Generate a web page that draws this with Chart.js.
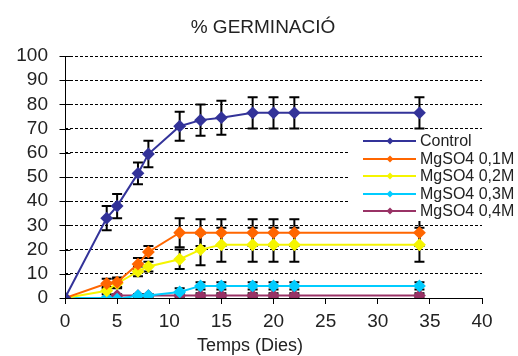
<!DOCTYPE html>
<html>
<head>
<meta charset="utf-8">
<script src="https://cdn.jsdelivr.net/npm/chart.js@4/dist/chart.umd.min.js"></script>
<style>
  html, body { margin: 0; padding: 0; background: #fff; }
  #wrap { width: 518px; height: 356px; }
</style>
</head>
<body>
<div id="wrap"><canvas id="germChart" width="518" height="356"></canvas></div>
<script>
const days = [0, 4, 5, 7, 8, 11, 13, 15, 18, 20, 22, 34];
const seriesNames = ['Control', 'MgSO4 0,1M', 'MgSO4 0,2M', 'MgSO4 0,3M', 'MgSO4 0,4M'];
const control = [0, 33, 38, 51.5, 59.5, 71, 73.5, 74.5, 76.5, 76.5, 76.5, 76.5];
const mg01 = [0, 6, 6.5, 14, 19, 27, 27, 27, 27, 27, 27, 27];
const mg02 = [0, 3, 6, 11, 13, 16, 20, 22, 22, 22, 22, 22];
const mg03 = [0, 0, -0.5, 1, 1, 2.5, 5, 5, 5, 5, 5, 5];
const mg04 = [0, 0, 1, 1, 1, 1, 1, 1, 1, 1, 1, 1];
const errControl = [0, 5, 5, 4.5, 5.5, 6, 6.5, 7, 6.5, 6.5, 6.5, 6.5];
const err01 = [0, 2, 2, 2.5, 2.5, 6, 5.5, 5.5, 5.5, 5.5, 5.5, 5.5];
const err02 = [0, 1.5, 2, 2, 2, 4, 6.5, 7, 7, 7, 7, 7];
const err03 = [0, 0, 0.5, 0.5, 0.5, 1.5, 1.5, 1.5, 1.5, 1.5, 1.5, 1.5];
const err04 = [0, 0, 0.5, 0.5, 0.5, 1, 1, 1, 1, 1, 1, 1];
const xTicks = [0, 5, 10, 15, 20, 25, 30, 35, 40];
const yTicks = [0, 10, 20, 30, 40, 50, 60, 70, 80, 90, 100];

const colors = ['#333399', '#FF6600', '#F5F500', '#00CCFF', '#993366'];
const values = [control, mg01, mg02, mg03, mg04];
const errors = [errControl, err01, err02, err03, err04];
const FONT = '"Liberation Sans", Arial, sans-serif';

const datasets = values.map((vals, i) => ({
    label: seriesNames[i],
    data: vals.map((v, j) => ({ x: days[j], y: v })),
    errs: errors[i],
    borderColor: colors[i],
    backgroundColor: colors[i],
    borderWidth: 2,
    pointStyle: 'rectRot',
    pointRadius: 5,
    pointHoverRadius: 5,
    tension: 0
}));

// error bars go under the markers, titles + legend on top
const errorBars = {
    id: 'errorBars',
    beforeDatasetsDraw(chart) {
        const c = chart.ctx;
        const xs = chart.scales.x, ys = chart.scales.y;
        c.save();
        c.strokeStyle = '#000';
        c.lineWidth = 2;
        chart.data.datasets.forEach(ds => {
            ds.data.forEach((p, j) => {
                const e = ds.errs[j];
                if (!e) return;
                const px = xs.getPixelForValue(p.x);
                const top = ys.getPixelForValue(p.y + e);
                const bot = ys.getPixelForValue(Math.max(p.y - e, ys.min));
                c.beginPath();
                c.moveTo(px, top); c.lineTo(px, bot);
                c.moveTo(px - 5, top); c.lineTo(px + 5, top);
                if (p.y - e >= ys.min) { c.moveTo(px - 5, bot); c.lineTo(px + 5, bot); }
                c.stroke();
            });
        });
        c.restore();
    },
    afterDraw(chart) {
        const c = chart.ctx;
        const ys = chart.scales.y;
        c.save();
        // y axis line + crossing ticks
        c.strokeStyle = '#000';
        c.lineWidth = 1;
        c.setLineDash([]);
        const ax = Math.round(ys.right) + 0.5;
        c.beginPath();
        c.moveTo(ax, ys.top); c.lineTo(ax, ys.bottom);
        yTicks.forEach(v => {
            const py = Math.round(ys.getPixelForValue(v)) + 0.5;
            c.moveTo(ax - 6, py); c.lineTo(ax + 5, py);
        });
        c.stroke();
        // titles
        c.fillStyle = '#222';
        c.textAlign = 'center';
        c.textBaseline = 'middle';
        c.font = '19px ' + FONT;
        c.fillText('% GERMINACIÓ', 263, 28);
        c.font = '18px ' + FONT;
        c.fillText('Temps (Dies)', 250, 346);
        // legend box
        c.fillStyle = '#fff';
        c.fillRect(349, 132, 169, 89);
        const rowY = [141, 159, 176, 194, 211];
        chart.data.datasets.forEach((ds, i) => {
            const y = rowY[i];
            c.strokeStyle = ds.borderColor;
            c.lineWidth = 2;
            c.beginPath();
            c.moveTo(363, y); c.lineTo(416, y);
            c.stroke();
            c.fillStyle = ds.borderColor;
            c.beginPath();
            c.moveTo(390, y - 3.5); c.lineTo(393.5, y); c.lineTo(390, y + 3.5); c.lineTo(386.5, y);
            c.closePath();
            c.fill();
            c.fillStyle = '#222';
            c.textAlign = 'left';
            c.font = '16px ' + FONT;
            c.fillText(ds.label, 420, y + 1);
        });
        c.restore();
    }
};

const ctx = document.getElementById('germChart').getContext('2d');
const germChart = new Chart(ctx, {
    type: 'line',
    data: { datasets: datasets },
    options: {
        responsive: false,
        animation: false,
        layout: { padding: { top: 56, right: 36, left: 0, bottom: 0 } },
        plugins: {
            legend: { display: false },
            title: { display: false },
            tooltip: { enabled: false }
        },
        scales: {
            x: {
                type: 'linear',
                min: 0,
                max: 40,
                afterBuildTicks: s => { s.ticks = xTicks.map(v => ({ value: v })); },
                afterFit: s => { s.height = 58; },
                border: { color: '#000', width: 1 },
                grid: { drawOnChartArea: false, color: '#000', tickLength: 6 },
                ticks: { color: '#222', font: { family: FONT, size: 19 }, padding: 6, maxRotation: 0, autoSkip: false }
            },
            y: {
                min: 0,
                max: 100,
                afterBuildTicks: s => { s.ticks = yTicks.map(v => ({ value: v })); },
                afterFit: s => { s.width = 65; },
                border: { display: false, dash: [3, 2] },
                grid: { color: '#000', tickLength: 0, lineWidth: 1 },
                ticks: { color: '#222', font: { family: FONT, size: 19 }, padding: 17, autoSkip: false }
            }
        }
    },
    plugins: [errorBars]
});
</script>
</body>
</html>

========================================

WRITTEN REQUEST ->
Omit the pictures and give the material again, exactly and in full.

THE SOLUTION ->
Generate a web page that draws this with Chart.js.
<!DOCTYPE html>
<html>
<head>
<meta charset="utf-8">
<script src="https://cdn.jsdelivr.net/npm/chart.js@4/dist/chart.umd.min.js"></script>
<style>
  html, body { margin: 0; padding: 0; background: #fff; }
  #wrap { width: 518px; height: 356px; }
</style>
</head>
<body>
<div id="wrap"><canvas id="germChart" width="518" height="356"></canvas></div>
<script>
const days = [0, 4, 5, 7, 8, 11, 13, 15, 18, 20, 22, 34];
const seriesNames = ['Control', 'MgSO4 0,1M', 'MgSO4 0,2M', 'MgSO4 0,3M', 'MgSO4 0,4M'];
const control = [0, 33, 38, 51.5, 59.5, 71, 73.5, 74.5, 76.5, 76.5, 76.5, 76.5];
const mg01 = [0, 6, 6.5, 14, 19, 27, 27, 27, 27, 27, 27, 27];
const mg02 = [0, 3, 6, 11, 13, 16, 20, 22, 22, 22, 22, 22];
const mg03 = [0, 0, -0.5, 1, 1, 2.5, 5, 5, 5, 5, 5, 5];
const mg04 = [0, 0, 1, 1, 1, 1, 1, 1, 1, 1, 1, 1];
const errControl = [0, 5, 5, 4.5, 5.5, 6, 6.5, 7, 6.5, 6.5, 6.5, 6.5];
const err01 = [0, 2, 2, 2.5, 2.5, 6, 5.5, 5.5, 5.5, 5.5, 5.5, 5.5];
const err02 = [0, 1.5, 2, 2, 2, 4, 6.5, 7, 7, 7, 7, 7];
const err03 = [0, 0, 0.5, 0.5, 0.5, 1.5, 1.5, 1.5, 1.5, 1.5, 1.5, 1.5];
const err04 = [0, 0, 0.5, 0.5, 0.5, 1, 1, 1, 1, 1, 1, 1];
const xTicks = [0, 5, 10, 15, 20, 25, 30, 35, 40];
const yTicks = [0, 10, 20, 30, 40, 50, 60, 70, 80, 90, 100];

const colors = ['#333399', '#FF6600', '#F5F500', '#00CCFF', '#993366'];
const values = [control, mg01, mg02, mg03, mg04];
const errors = [errControl, err01, err02, err03, err04];
const FONT = '"Liberation Sans", Arial, sans-serif';

const datasets = values.map((vals, i) => ({
    label: seriesNames[i],
    data: vals.map((v, j) => ({ x: days[j], y: v })),
    errs: errors[i],
    borderColor: colors[i],
    backgroundColor: colors[i],
    borderWidth: 2,
    pointStyle: 'rectRot',
    pointRadius: 5,
    pointHoverRadius: 5,
    tension: 0
}));

// error bars go under the markers, titles + legend on top
const errorBars = {
    id: 'errorBars',
    beforeDatasetsDraw(chart) {
        const c = chart.ctx;
        const xs = chart.scales.x, ys = chart.scales.y;
        c.save();
        c.strokeStyle = '#000';
        c.lineWidth = 2;
        chart.data.datasets.forEach(ds => {
            ds.data.forEach((p, j) => {
                const e = ds.errs[j];
                if (!e) return;
                const px = xs.getPixelForValue(p.x);
                const top = ys.getPixelForValue(p.y + e);
                const bot = ys.getPixelForValue(Math.max(p.y - e, ys.min));
                c.beginPath();
                c.moveTo(px, top); c.lineTo(px, bot);
                c.moveTo(px - 5, top); c.lineTo(px + 5, top);
                if (p.y - e >= ys.min) { c.moveTo(px - 5, bot); c.lineTo(px + 5, bot); }
                c.stroke();
            });
        });
        c.restore();
    },
    afterDraw(chart) {
        const c = chart.ctx;
        const ys = chart.scales.y;
        c.save();
        // y axis line + crossing ticks
        c.strokeStyle = '#000';
        c.lineWidth = 1;
        c.setLineDash([]);
        const ax = Math.round(ys.right) + 0.5;
        c.beginPath();
        c.moveTo(ax, ys.top); c.lineTo(ax, ys.bottom);
        yTicks.forEach(v => {
            const py = Math.round(ys.getPixelForValue(v)) + 0.5;
            c.moveTo(ax - 6, py); c.lineTo(ax + 5, py);
        });
        c.stroke();
        // titles
        c.fillStyle = '#222';
        c.textAlign = 'center';
        c.textBaseline = 'middle';
        c.font = '19px ' + FONT;
        c.fillText('% GERMINACIÓ', 263, 28);
        c.font = '18px ' + FONT;
        c.fillText('Temps (Dies)', 250, 346);
        // legend box
        c.fillStyle = '#fff';
        c.fillRect(349, 132, 169, 89);
        const rowY = [141, 159, 176, 194, 211];
        chart.data.datasets.forEach((ds, i) => {
            const y = rowY[i];
            c.strokeStyle = ds.borderColor;
            c.lineWidth = 2;
            c.beginPath();
            c.moveTo(363, y); c.lineTo(416, y);
            c.stroke();
            c.fillStyle = ds.borderColor;
            c.beginPath();
            c.moveTo(390, y - 3.5); c.lineTo(393.5, y); c.lineTo(390, y + 3.5); c.lineTo(386.5, y);
            c.closePath();
            c.fill();
            c.fillStyle = '#222';
            c.textAlign = 'left';
            c.font = '16px ' + FONT;
            c.fillText(ds.label, 420, y + 1);
        });
        c.restore();
    }
};

const ctx = document.getElementById('germChart').getContext('2d');
const germChart = new Chart(ctx, {
    type: 'line',
    data: { datasets: datasets },
    options: {
        responsive: false,
        animation: false,
        layout: { padding: { top: 56, right: 36, left: 0, bottom: 0 } },
        plugins: {
            legend: { display: false },
            title: { display: false },
            tooltip: { enabled: false }
        },
        scales: {
            x: {
                type: 'linear',
                min: 0,
                max: 40,
                afterBuildTicks: s => { s.ticks = xTicks.map(v => ({ value: v })); },
                afterFit: s => { s.height = 58; },
                border: { color: '#000', width: 1 },
                grid: { drawOnChartArea: false, color: '#000', tickLength: 6 },
                ticks: { color: '#222', font: { family: FONT, size: 19 }, padding: 6, maxRotation: 0, autoSkip: false }
            },
            y: {
                min: 0,
                max: 100,
                afterBuildTicks: s => { s.ticks = yTicks.map(v => ({ value: v })); },
                afterFit: s => { s.width = 65; },
                border: { display: false, dash: [3, 2] },
                grid: { color: '#000', tickLength: 0, lineWidth: 1 },
                ticks: { color: '#222', font: { family: FONT, size: 19 }, padding: 17, autoSkip: false }
            }
        }
    },
    plugins: [errorBars]
});
</script>
</body>
</html>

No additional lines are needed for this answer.